●「プレアデスとオリオン」
Car24サイトを開設した昨年11月以来、「レガシィ」シリーズが一貫して見積り依頼件数のトップを占めている。
このレガシィの奇跡的ヒットで、一時の経営危機から復活した富士重工。日産、マツダ、三菱自工など他メーカーの不振を尻目に、2000年3月期末の国内自動車販売は前年同期比5.6%増の29万4000台、海外販売台数も同4.2%増の27万5000台と好調を維持した。
4月には、32年間続いた日産との提携を解消、生き残りをかけ世界最大の自動車メーカー米ゼネラル・モーターズ(GM)から20%(約1400億円)の出資を受けGMグループ入り。
これを機に、「水平対向エンジン」「4輪駆動」の独自技術・商品力を武器に、世界市場で現在より4割多い年間80万台を販売する拡大戦略に打って出る。
富士重工初の乗用車として、昭和33年に発売された名車「スバル360」は、おうし座の6つの星団「すばる(昴)」に因んで名づけられた。
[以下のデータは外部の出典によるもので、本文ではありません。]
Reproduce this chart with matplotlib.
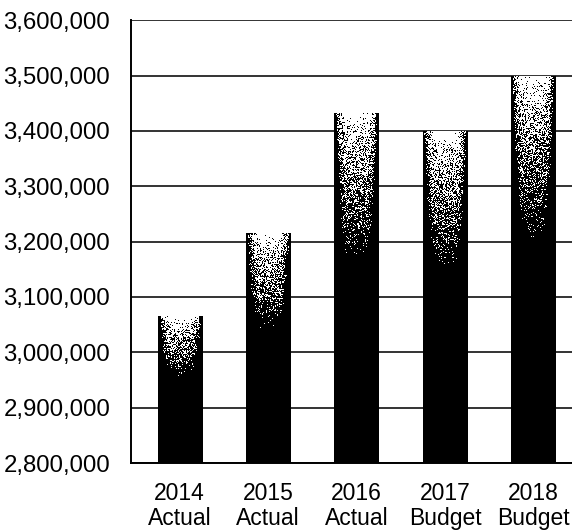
import numpy as np
import matplotlib
matplotlib.use("Agg")
import matplotlib.pyplot as plt
from matplotlib.ticker import FuncFormatter

plt.rcParams['font.family'] = ['Liberation Sans', 'DejaVu Sans']

years = ['2014', '2015', '2016', '2017', '2018']
kinds = ['Actual', 'Actual', 'Actual', 'Budget', 'Budget']
totals = [3065000, 3215000, 3432000, 3398000, 3499000]

y_min, y_max, y_step = 2800000, 3600000, 100000
bar_w = 0.5

fig = plt.figure(figsize=(5.72, 5.31), dpi=100)
ax = fig.add_axes([0.229, 0.128, 0.79, 0.834])

rng = np.random.default_rng(7)


def shaded_bar(ax, xc, top):
    # halftone-style shading: dark base fading to light at the top,
    # darker at the sides like a cylinder
    nx, ny = 45, int((top - y_min) / 1800)
    u = np.linspace(-1, 1, nx)[None, :]
    v = np.linspace(0, 1, ny)[:, None]
    dark = np.clip(1.5 - 1.5 * v ** 2.0, 0.03, 1.0)
    dark = dark + 1.2 * np.abs(u) ** 5
    dark = np.clip(dark, 0, 1)
    img = (rng.random((ny, nx)) < dark).astype(float)
    ax.imshow(1 - img, cmap='gray', vmin=0, vmax=1, origin='lower',
              extent=[xc - bar_w / 2, xc + bar_w / 2, y_min, top],
              aspect='auto', interpolation='nearest', zorder=3)


for i, t in enumerate(totals):
    shaded_bar(ax, i, t)

ax.set_xlim(-0.55, 4.557)
ax.set_ylim(y_min, y_max)
ax.set_yticks(np.arange(y_min, y_max + 1, y_step))
ax.yaxis.set_major_formatter(FuncFormatter(lambda v, p: f'{int(v):,}'))
ax.set_xticks(range(len(years)))
ax.set_xticklabels([f'{y}\n{k}' for y, k in zip(years, kinds)],
                   linespacing=1.1, fontsize=16.5)

ax.grid(axis='y', color='#333333', linewidth=1.4, zorder=1)
ax.set_axisbelow(True)
for s in ['top', 'right']:
    ax.spines[s].set_visible(False)
ax.spines['left'].set_linewidth(1.4)
ax.spines['bottom'].set_linewidth(1.4)
ax.tick_params(axis='both', length=0, colors='black')
ax.tick_params(axis='y', pad=15, labelsize=17.3)
ax.tick_params(axis='x', pad=14)

fig.savefig('out.png', dpi=100)
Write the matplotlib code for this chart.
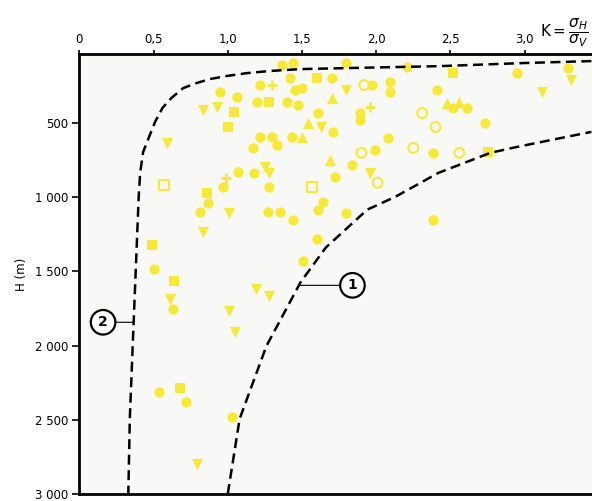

以来「スバル」は、富士重工の自動車ブランドとして使われ続けている。
清少納言が枕草子の中で「星はすばる、ひこ星、あか星、夕づつ…」と語ったように、夜空の数ある星達の中でも一番美しい星が、すばるである。
欧米では「プレアデス」星団と呼ばれている。由来はギリシャ神話。ギリシァ一の力持ち狩人「オリオン」に追われて天空の星となった、美しいプレアデスの七人姉妹の物語からきているという。
プレアデス星団は冬になると東の空に現れ、そしてそれを追いかけるように東の山からオリオン座が昇ってくる。
1980年代、富士重工は“拡大”戦略が失敗、経営再建を余儀なくされた。その後の復活は、4輪駆動乗用車という“ニッチ”市場に特化したことにある。
マツダを実質的に支配する米フォードなどに比べ、大人の会社と言われるGMは、今の所は富士重工の経営の自主権尊重に配慮しているようだ。
強力なスポンサーを得ての再度の拡大戦略だが、GMとて所詮米国流の資本の論理が優先する企業。業績が落ちればプレアデスに襲い掛かったオリオンのようにたちまち牙を剥くに違いない。
「ニッチから拡大へ」。GMは、富士重工にとって「両刃の剣」でもある。